After a frantic rush to get to Fukuoka airport after sleeping through my alarm (though it was a marvel that in such a metropolis I could get from my city-centre hotel room to the airplane, seatbelt fastened, in less than an hour), a flight, a two-hour wait in Narita airport and a four-hour bus ride to Kofu, the day was nearly over, it was dark and cold and I was hungry.
The families who hosted me as an exchange student ten years ago had gathered at a new restaurant, one I didn’t recognise from before, but, my host mother assured me, their houtou was good. So it was.

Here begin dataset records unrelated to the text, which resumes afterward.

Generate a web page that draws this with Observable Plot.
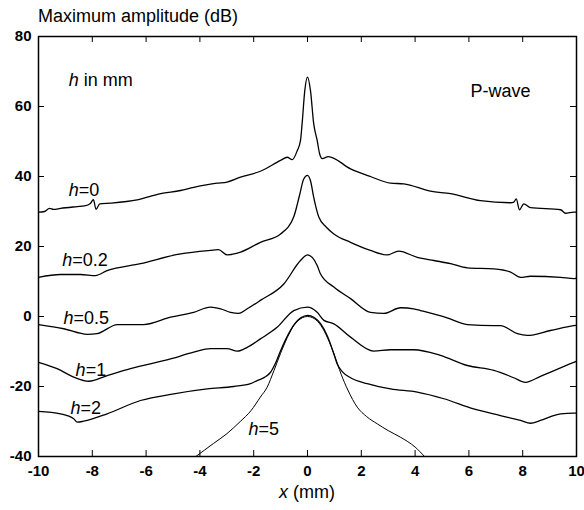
<!DOCTYPE html>
<html><head><meta charset="utf-8">
<script src="https://cdn.jsdelivr.net/npm/d3@7"></script>
<script src="https://cdn.jsdelivr.net/npm/@observablehq/plot@0.6"></script>
<style>
body{margin:0;background:#fff;font-family:"Liberation Sans",Arial,sans-serif;color:#000;}
#title{height:28px;line-height:32px;font-size:18px;padding-left:38px;white-space:nowrap;}
#xlabel{height:32px;line-height:28px;font-size:18px;text-align:center;width:584px;padding-left:30px;box-sizing:border-box;}
#chart svg{display:block;}
</style></head><body>
<div id="title">Maximum amplitude (dB)</div>
<div id="chart"></div>
<div id="xlabel"><i>x</i> (mm)</div>
<script>
const xTicks = [-10,-8,-6,-4,-2,0,2,4,6,8,10];
const yTicks = [-40,-20,0,20,40,60,80];

const h0X = [-10,-9.78,-9.59,-9.44,-9.18,-8.56,-8.29,-8.07,-7.96,-7.86,-7.72,-7.32,-6.33,-5.46,-4.72,-4.23,-3.36,-2.99,-2.49,-1.75,-1.0,-0.75,-0.57,-0.38,-0.26,-0.2,-0.1,0,0.11,0.23,0.36,0.45,0.55,0.77,1.6,2.34,3.09,3.58,4.57,5.32,6.43,7.55,7.67,7.76,7.88,8.04,8.29,9.41,9.59,9.9,10];
const h0Y = [29.8,30.0,30.9,30.6,30.9,31.4,31.6,32.3,33.4,30.6,32.2,32.4,33.3,35.1,36.0,36.9,38.1,38.4,39.8,41.5,44.6,45.5,44.8,47.4,50.3,55.1,64.6,68.4,64.6,55.1,50.3,46.5,45.1,45.7,42.2,40.0,38.1,37.9,35.8,35.1,33.1,32.5,32.7,33.6,30.5,32.2,31.1,30.5,29.5,29.8,29.8];

const h02X = [-10,-9.18,-8.44,-7.88,-7.45,-6.21,-4.72,-3.61,-3.31,-2.99,-2.49,-1.75,-1.0,-0.51,-0.3,-0.14,0,0.12,0.23,0.42,0.7,0.98,1.6,2.34,2.96,3.39,4.08,4.7,5.32,5.94,6.93,7.55,7.92,8.29,9.41,9.9,10];
const h02Y = [11.2,12.0,12.0,11.7,13.1,15.1,17.9,18.9,19.1,17.6,18.4,21.2,23.6,28.5,34.5,39.3,40.3,38.5,34.1,28.4,25.5,23.6,21.2,18.9,17.6,18.7,16.9,16.0,15.1,13.9,13.6,12.7,11.2,11.5,11.2,10.8,11.0];

const h05X = [-10,-9.06,-8.19,-7.82,-7.07,-6.09,-5.09,-4.23,-3.61,-3.23,-2.86,-2.55,-2.24,-1.75,-0.88,-0.26,0,0.36,0.48,0.98,1.6,2.34,2.84,3.46,3.95,4.2,5.19,5.94,6.93,7.17,7.8,8.17,9.03,9.9,10];
const h05Y = [-2.3,-3.5,-5.1,-4.9,-2.3,-2.3,-0.2,1.2,2.7,2.2,1.2,0.9,2.2,4.6,9.3,16.0,17.6,14.6,12.2,8.4,5.1,1.2,0.9,2.5,2.2,1.7,-0.4,-2.3,-2.6,-2.6,-4.9,-5.4,-4.0,-2.6,-2.5];

const h1X = [-10,-9.31,-8.69,-8.13,-7.45,-6.58,-5.09,-4.23,-3.61,-2.99,-2.61,-2.24,-1.75,-1.13,-0.51,0,0.36,0.61,0.98,1.6,2.46,3.09,3.95,4.94,5.94,6.93,7.67,8.1,8.66,9.9,10];
const h1Y = [-13.1,-14.9,-17.3,-18.5,-16.9,-14.9,-12.1,-10.2,-9.2,-9.2,-9.9,-8.8,-6.4,-3.1,1.7,2.7,1.2,-1.1,-2.1,-5.9,-9.9,-9.5,-9.5,-11.1,-14.0,-15.4,-17.5,-18.8,-17.1,-13.1,-12.8];

const h2X = [-10,-9.18,-8.69,-8.56,-8.32,-7.45,-6.21,-4.97,-3.73,-2.74,-2.12,-1.87,-1.6,-1.38,-1.2,-1.0,-0.75,-0.5,-0.25,0,0.25,0.5,0.75,0.95,1.1,1.3,1.6,2.22,3.09,4.08,5.07,6.18,7.17,7.92,8.29,8.66,9.41,9.9,10];
const h2Y = [-27.1,-27.8,-29.2,-30.2,-29.9,-27.8,-24.0,-22.1,-20.7,-20.0,-19.2,-18.3,-17.4,-16.0,-13.5,-9.8,-5.6,-2.3,-0.4,0.3,-0.3,-2.2,-5.8,-10.0,-13.5,-15.8,-17.5,-19.2,-20.7,-21.6,-23.5,-26.4,-28.3,-29.7,-30.5,-29.7,-27.8,-27.6,-27.6];

const h5X = [-4.15,-3.5,-3.0,-2.5,-2.1,-1.75,-1.5,-1.25,-1.0,-0.75,-0.5,-0.25,0,0.25,0.5,0.75,1.0,1.25,1.5,1.85,2.2,2.6,3.0,3.46,4.0,4.35];
const h5Y = [-40,-36.3,-33.5,-30.0,-26.9,-23.0,-20.2,-15.5,-10.5,-6.0,-2.5,-0.6,0.0,-0.6,-2.6,-6.2,-11.0,-16.5,-21.0,-25.9,-28.6,-30.7,-32.6,-34.5,-37.3,-40];

const labelText = ["h in mm","P-wave","h=0","h=0.2","h=0.5","h=1","h=2","h=5"];
const labelX = [-8.88,6.06,-8.88,-9.12,-9.07,-8.62,-8.81,-2.19];
const labelY = [67.4,64.3,36.0,16.0,-0.4,-15.4,-26.3,-32.1];

const seriesDefs = [
  ["0", h0X, h0Y], ["0.2", h02X, h02Y], ["0.5", h05X, h05Y],
  ["1", h1X, h1Y], ["2", h2X, h2Y], ["5", h5X, h5Y]
];
const rows = seriesDefs.flatMap(([h, xs, ys]) => xs.map((x, i) => ({h, x, y: ys[i]})));
const labels = labelText.map((t, i) => ({t, x: labelX[i], y: labelY[i]}));

const W = 584, H = 450, mL = 38, mR = 8, mT = 8, mB = 22;
const fw = W - mL - mR, fh = H - mT - mB;
const tl = 6;

const chart = Plot.plot({
  width: W, height: H,
  marginLeft: mL, marginRight: mR, marginTop: mT, marginBottom: mB,
  style: {fontFamily: "'Liberation Sans', Arial, sans-serif", fontSize: "15px", background: "white", overflow: "visible", color: "black"},
  x: {domain: [-10, 10]},
  y: {domain: [-40, 80]},
  marks: [
    Plot.axisX(xTicks, {tickSize: 0, tickPadding: 9, tickFormat: d => String(d), label: null}),
    Plot.axisY(yTicks, {tickSize: 0, tickPadding: 7, tickFormat: d => String(d), label: null}),
    Plot.tickX(xTicks, {x: d => d, insetTop: fh - tl, stroke: "black", strokeWidth: 1}),
    Plot.tickX(xTicks, {x: d => d, insetBottom: fh - tl, stroke: "black", strokeWidth: 1}),
    Plot.tickY(yTicks, {y: d => d, insetRight: fw - tl, stroke: "black", strokeWidth: 1}),
    Plot.tickY(yTicks, {y: d => d, insetLeft: fw - tl, stroke: "black", strokeWidth: 1}),
    Plot.line(rows, {x: "x", y: "y", z: "h", stroke: "black", strokeWidth: d => d.h === "5" ? 1 : 1.3, curve: "monotone-x", clip: true}),
    Plot.text(labels, {x: "x", y: "y", text: "t", textAnchor: "start", fontSize: 18, fill: "black"}),
    Plot.frame({stroke: "black", strokeWidth: 1.5})
  ]
});
document.getElementById("chart").appendChild(chart);

// styling of tick labels and italic "h"
chart.querySelectorAll('g[aria-label="x-axis tick label"], g[aria-label="y-axis tick label"]').forEach(g => {
  g.setAttribute("font-weight", "bold");
  g.setAttribute("font-size", "15");
});
chart.querySelectorAll('g[aria-label="text"] text').forEach(el => {
  const t = el.textContent;
  if (t.startsWith("h")) {
    el.textContent = "";
    const ns = "http://www.w3.org/2000/svg";
    const a = document.createElementNS(ns, "tspan");
    a.setAttribute("font-style", "italic");
    a.textContent = "h";
    const b = document.createElementNS(ns, "tspan");
    b.textContent = t.slice(1);
    el.appendChild(a); el.appendChild(b);
  }
});
</script>
</body></html>
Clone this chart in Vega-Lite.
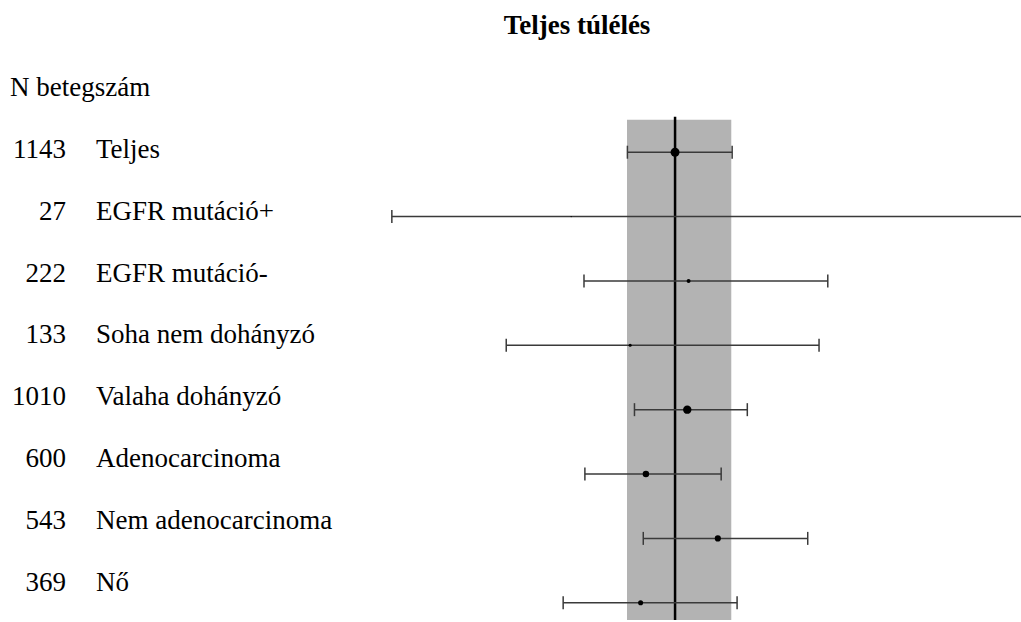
{
  "$schema": "https://vega.github.io/schema/vega-lite/v6.json",
  "width": 1021,
  "height": 622,
  "autosize": {"type": "fit", "contains": "padding"},
  "padding": 0,
  "background": "white",
  "config": {"view": {"stroke": null}},
  "datasets": {
    "rows": [
      {"row": 1, "n": 1143, "label": "Teljes", "hr": 1.0, "lo": 0.871, "hi": 1.18},
      {"row": 2, "n": 27, "label": "EGFR mutáció+", "hr": 0.74, "lo": 0.44, "hi": 3.2},
      {"row": 3, "n": 222, "label": "EGFR mutáció-", "hr": 1.04, "lo": 0.768, "hi": 1.557},
      {"row": 4, "n": 133, "label": "Soha nem dohányzó", "hr": 0.878, "lo": 0.613, "hi": 1.518},
      {"row": 5, "n": 1010, "label": "Valaha dohányzó", "hr": 1.036, "lo": 0.889, "hi": 1.233},
      {"row": 6, "n": 600, "label": "Adenocarcinoma", "hr": 0.919, "lo": 0.77, "hi": 1.143},
      {"row": 7, "n": 543, "label": "Nem adenocarcinoma", "hr": 1.132, "lo": 0.912, "hi": 1.469},
      {"row": 8, "n": 369, "label": "Nő", "hr": 0.905, "lo": 0.723, "hi": 1.197}
    ],
    "one": [{"k": 1}]
  },
  "layer": [
    {
      "layer": [
        {
          "data": {"name": "one"},
          "mark": {"type": "rect", "color": "#b3b3b3"},
          "encoding": {
            "x": {"datum": 0.87, "type": "quantitative", "axis": null,
                  "scale": {"type": "log", "domain": [0.1413, 2.726], "nice": false}},
            "x2": {"datum": 1.177},
            "y": {"datum": 0.495, "type": "quantitative", "axis": null,
                  "scale": {"domain": [-1.365, 8.268], "reverse": true, "zero": false, "nice": false}},
            "y2": {"datum": 8.268}
          }
        },
        {
          "data": {"name": "one"},
          "mark": {"type": "rule", "color": "black", "strokeWidth": 2.5},
          "encoding": {
            "x": {"datum": 1, "type": "quantitative"},
            "y": {"datum": 0.449, "type": "quantitative"},
            "y2": {"datum": 8.268}
          }
        },
        {
          "data": {"name": "rows"},
          "mark": {"type": "rule", "color": "#3a3a3a", "strokeWidth": 1.5, "clip": true},
          "encoding": {
            "x": {"field": "lo", "type": "quantitative"},
            "x2": {"field": "hi"},
            "y": {"field": "row", "type": "quantitative"}
          }
        },
        {
          "data": {"name": "rows"},
          "mark": {"type": "tick", "orient": "vertical", "color": "#3a3a3a", "size": 13, "thickness": 1.5, "clip": true, "opacity": 1},
          "encoding": {
            "x": {"field": "lo", "type": "quantitative"},
            "y": {"field": "row", "type": "quantitative"}
          }
        },
        {
          "data": {"name": "rows"},
          "mark": {"type": "tick", "orient": "vertical", "color": "#3a3a3a", "size": 13, "thickness": 1.5, "clip": true, "opacity": 1},
          "encoding": {
            "x": {"field": "hi", "type": "quantitative"},
            "y": {"field": "row", "type": "quantitative"}
          }
        },
        {
          "data": {"name": "rows"},
          "mark": {"type": "circle", "color": "black", "opacity": 1},
          "encoding": {
            "x": {"field": "hr", "type": "quantitative"},
            "y": {"field": "row", "type": "quantitative"},
            "size": {"field": "n", "type": "quantitative", "legend": null,
                     "scale": {"domain": [0, 1143], "range": [0, 80], "zero": true}}
          }
        }
      ]
    },
    {
      "layer": [
        {
          "data": {"name": "rows"},
          "mark": {"type": "text", "font": "Liberation Serif", "fontSize": 27, "align": "right", "baseline": "alphabetic", "color": "black"},
          "encoding": {
            "x": {"datum": 66, "type": "quantitative", "axis": null,
                  "scale": {"domain": [0, 1021], "nice": false, "zero": false}},
            "y": {"field": "row", "type": "quantitative", "axis": null,
                  "scale": {"domain": [-1.55, 8.471], "reverse": true, "zero": false, "nice": false}},
            "text": {"field": "n", "type": "quantitative", "format": "d"}
          }
        },
        {
          "data": {"name": "rows"},
          "mark": {"type": "text", "font": "Liberation Serif", "fontSize": 27, "align": "left", "baseline": "alphabetic", "color": "black"},
          "encoding": {
            "x": {"datum": 96, "type": "quantitative"},
            "y": {"field": "row", "type": "quantitative"},
            "text": {"field": "label", "type": "nominal"}
          }
        },
        {
          "data": {"name": "one"},
          "mark": {"type": "text", "font": "Liberation Serif", "fontSize": 27, "align": "left", "baseline": "alphabetic", "color": "black"},
          "encoding": {
            "x": {"datum": 10, "type": "quantitative"},
            "y": {"datum": 0, "type": "quantitative"},
            "text": {"value": "N betegszám"}
          }
        },
        {
          "data": {"name": "one"},
          "mark": {"type": "text", "font": "Liberation Serif", "fontSize": 27, "fontWeight": "bold", "align": "center", "baseline": "alphabetic", "color": "black"},
          "encoding": {
            "x": {"datum": 577, "type": "quantitative"},
            "y": {"datum": -1, "type": "quantitative"},
            "text": {"value": "Teljes túlélés"}
          }
        }
      ]
    }
  ],
  "resolve": {"scale": {"x": "independent", "y": "independent"}}
}
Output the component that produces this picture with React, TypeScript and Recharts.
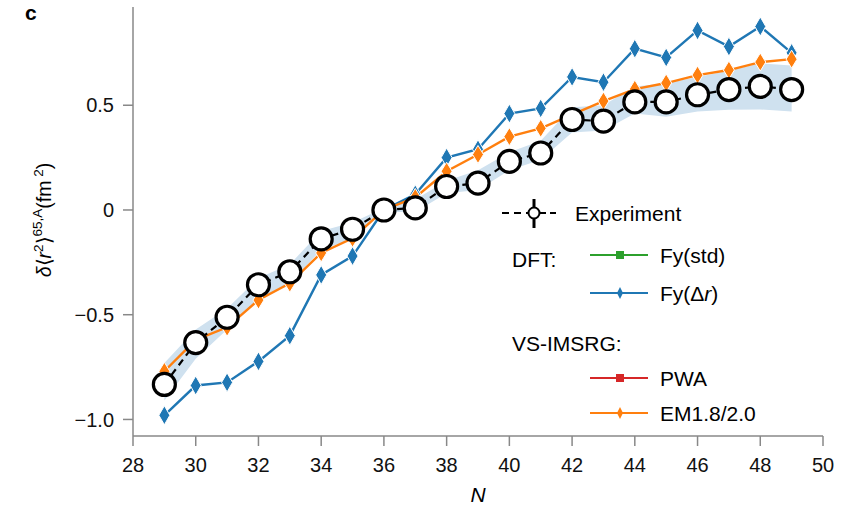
import React from "react";
import { ComposedChart, Line, Area, XAxis, YAxis } from "recharts";

// neutron number
const nValues = [29, 30, 31, 32, 33, 34, 35, 36, 37, 38, 39, 40, 41, 42, 43, 44, 45, 46, 47, 48, 49];

// experimental δ<r²> (fm²)
const experiment = [
  -0.833, -0.633, -0.512, -0.357, -0.295, -0.138, -0.092, 0, 0.01, 0.112, 0.128,
  0.232, 0.272, 0.432, 0.424, 0.516, 0.516, 0.55, 0.575, 0.59, 0.575,
];

// DFT Fy(Δr)
const fyDeltaR = [
  -0.98, -0.838, -0.823, -0.723, -0.6, -0.31, -0.22, 0, 0.075, 0.25, 0.29,
  0.46, 0.485, 0.635, 0.61, 0.77, 0.728, 0.857, 0.78, 0.876, 0.75,
];

// VS-IMSRG EM1.8/2.0
const em1820 = [
  -0.77, -0.62, -0.56, -0.43, -0.35, -0.205, -0.135, 0, 0.06, 0.185, 0.265,
  0.35, 0.39, 0.455, 0.52, 0.577, 0.606, 0.644, 0.668, 0.706, 0.72,
];

// shaded band (lower / upper)
const bandLow = [
  -0.91, -0.71, -0.57, -0.43, -0.35, -0.19, -0.14, -0.01, -0.01, 0.08, 0.095,
  0.19, 0.24, 0.37, 0.38, 0.46, 0.445, 0.47, 0.478, 0.48, 0.47,
];
const bandHigh = [
  -0.73, -0.57, -0.47, -0.325, -0.26, -0.1, -0.06, 0.01, 0.05, 0.14, 0.19,
  0.275, 0.33, 0.49, 0.5, 0.59, 0.605, 0.635, 0.665, 0.7, 0.69,
];

const xTicks = [28, 30, 32, 34, 36, 38, 40, 42, 44, 46, 48, 50];
const yTicks = [-1, -0.5, 0, 0.5];
const yTickLabels: Record<string, string> = { "-1": "\u22121.0", "-0.5": "\u22120.5", "0": "0", "0.5": "0.5" };

const BLUE = "#1f77b4";
const ORANGE = "#ff7f0e";
const GREEN = "#2ca02c";
const RED = "#d62728";
const AXIS = "#888";
const FONT = "'Liberation Sans', Arial, Helvetica, sans-serif";

const data = nValues.map((n, i) => ({
  N: n,
  exp: experiment[i],
  fy: fyDeltaR[i],
  em: em1820[i],
  band: [bandLow[i], bandHigh[i]],
}));

const diamond = (color: string, w: number, h: number) => (props: any) => {
  const { cx, cy, index } = props;
  if (cx == null || cy == null) return <g key={index} />;
  return (
    <polygon
      key={index}
      points={`${cx},${cy - h} ${cx + w},${cy} ${cx},${cy + h} ${cx - w},${cy}`}
      fill={color}
      stroke="#fff"
      strokeWidth={1}
    />
  );
};

const expDot = (props: any) => {
  const { cx, cy, index } = props;
  if (cx == null || cy == null) return <g key={index} />;
  return <circle key={index} cx={cx} cy={cy} r={11} fill="#fff" stroke="#000" strokeWidth={3.2} />;
};

const Overlay = () => (
  <svg
    width={846}
    height={508}
    style={{ position: "absolute", left: 0, top: 0, pointerEvents: "none" }}
    fontFamily={FONT}
  >
    <text x={25} y={20} fontSize={21} fontWeight="bold" fill="#000">c</text>
    <text x={478} y={502} fontSize={21} fontStyle="italic" textAnchor="middle" fill="#000">N</text>
    <text
      transform="translate(51,220) rotate(-90)"
      textAnchor="middle"
      fontSize={19.5}
      fill="#000"
    >
      <tspan fontStyle="italic">δ</tspan>
      <tspan>⟨</tspan>
      <tspan fontStyle="italic">r</tspan>
      <tspan fontSize={13.5} dy={-8}>2</tspan>
      <tspan dy={8}>⟩</tspan>
      <tspan fontSize={13.5} dy={-9}>65,A</tspan>
      <tspan dy={9}>(fm</tspan>
      <tspan fontSize={13.5} dy={-8}> 2</tspan>
      <tspan dy={8}>)</tspan>
    </text>

    {/* legend */}
    <g>
      <line x1={502} x2={528} y1={213} y2={213} stroke="#000" strokeWidth={2} strokeDasharray="7 5" />
      <line x1={540} x2={560} y1={213} y2={213} stroke="#000" strokeWidth={2} strokeDasharray="6 4" />
      <line x1={534} x2={534} y1={199} y2={228} stroke="#000" strokeWidth={3} />
      <circle cx={534} cy={213} r={5.5} fill="#fff" stroke="#000" strokeWidth={2} />
      <text x={575} y={220.5} fontSize={21} fill="#000">Experiment</text>

      <text x={512} y={267} fontSize={21} fill="#000">DFT:</text>
      <line x1={590} x2={648} y1={255} y2={255} stroke={GREEN} strokeWidth={2} />
      <rect x={616} y={251} width={8} height={8} fill={GREEN} />
      <text x={660} y={262.5} fontSize={21} fill="#000">Fy(std)</text>

      <line x1={590} x2={648} y1={293} y2={293} stroke={BLUE} strokeWidth={2} />
      <polygon points="620,287 623,293 620,299 617,293" fill={BLUE} />
      <text x={660} y={300.5} fontSize={21} fill="#000">
        Fy(Δ<tspan fontStyle="italic">r</tspan>)
      </text>

      <text x={512} y={350.5} fontSize={21} fill="#000">VS-IMSRG:</text>
      <line x1={590} x2={648} y1={378} y2={378} stroke={RED} strokeWidth={2} />
      <rect x={616} y={374} width={8} height={8} fill={RED} />
      <text x={660} y={385.5} fontSize={21} fill="#000">PWA</text>

      <line x1={590} x2={648} y1={413} y2={413} stroke={ORANGE} strokeWidth={2} />
      <polygon points="620,407 623,413 620,419 617,413" fill={ORANGE} />
      <text x={660} y={420.5} fontSize={21} fill="#000">EM1.8/2.0</text>
    </g>
  </svg>
);

export default function App() {
  const tickStyle = { fill: "#111", fontSize: 20, fontFamily: FONT };
  return (
    <div style={{ position: "relative", width: 846, height: 508, background: "#fff" }}>
      <style>{"body{margin:0}"}</style>
      <ComposedChart
        width={846}
        height={508}
        data={data}
        margin={{ top: 7, right: 23, left: 0, bottom: 0 }}
      >
        <XAxis
          dataKey="N"
          type="number"
          domain={[28, 50]}
          ticks={xTicks}
          interval={0}
          height={72}
          tick={tickStyle}
          tickSize={10}
          tickMargin={12}
          axisLine={{ stroke: AXIS, strokeWidth: 1.5 }}
          tickLine={{ stroke: AXIS, strokeWidth: 1.5 }}
        />
        <XAxis
          xAxisId="top"
          dataKey="N"
          type="number"
          orientation="top"
          mirror
          domain={[28, 50]}
          ticks={xTicks}
          interval={0}
          height={0}
          tick={false}
          tickSize={9}
          axisLine={false}
          tickLine={{ stroke: AXIS, strokeWidth: 1.5 }}
        />
        <YAxis
          type="number"
          domain={[-1.079, 0.969]}
          allowDataOverflow
          ticks={yTicks}
          interval={0}
          width={133}
          tick={tickStyle}
          tickFormatter={(v: number) => yTickLabels[String(v)] ?? String(v)}
          tickSize={10}
          tickMargin={9}
          axisLine={{ stroke: AXIS, strokeWidth: 1.5 }}
          tickLine={{ stroke: AXIS, strokeWidth: 1.5 }}
        />
        <YAxis
          yAxisId="right"
          orientation="right"
          width={0}
          domain={[0, 1]}
          tick={false}
          tickLine={false}
          axisLine={{ stroke: AXIS, strokeWidth: 1.5 }}
        />
        <Area
          dataKey="band"
          type="linear"
          fill="#cfe1ef"
          fillOpacity={1}
          stroke="none"
          isAnimationActive={false}
          activeDot={false}
        />
        <Line
          dataKey="fy"
          type="linear"
          stroke={BLUE}
          strokeWidth={2.4}
          dot={diamond(BLUE, 5.5, 9.5)}
          activeDot={false}
          isAnimationActive={false}
        />
        <Line
          dataKey="em"
          type="linear"
          stroke={ORANGE}
          strokeWidth={2.4}
          dot={diamond(ORANGE, 5.5, 9)}
          activeDot={false}
          isAnimationActive={false}
        />
        <Line
          dataKey="exp"
          type="linear"
          stroke="#000"
          strokeWidth={2.2}
          strokeDasharray="7 5"
          dot={expDot}
          activeDot={false}
          isAnimationActive={false}
        />
      </ComposedChart>
      <Overlay />
    </div>
  );
}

Each person got an individual tetsu-nabe pot filled to the brim with the heartiest-looking houtou I had seen in a while: noodles, chunks of pumpkin, pork mince, mushrooms and eggplant and sweet potato.
You know how sometimes when you haven’t had something in a long time you elevate its deliciousness in your memory so much that when you finally have it you can only be disappointed? Not this dish. I had worked myself up quite a bit, and was worried I’d expected too much, but on the contrary, it was even more delicious than I recalled. The noodles were hand-cut, slippery and soft and toothsome all at once. The miso broth was rich and comforting, the faintly sweet pumpkin almost demurely melting into the soup, the eggplant bursting with juices.
I realised then that after weeks of travelling, and despite being in a city I hadn’t lived in in a decade, I finally I felt at home. Familiar faces, familiar noodles. They’ll do that to you. Very good.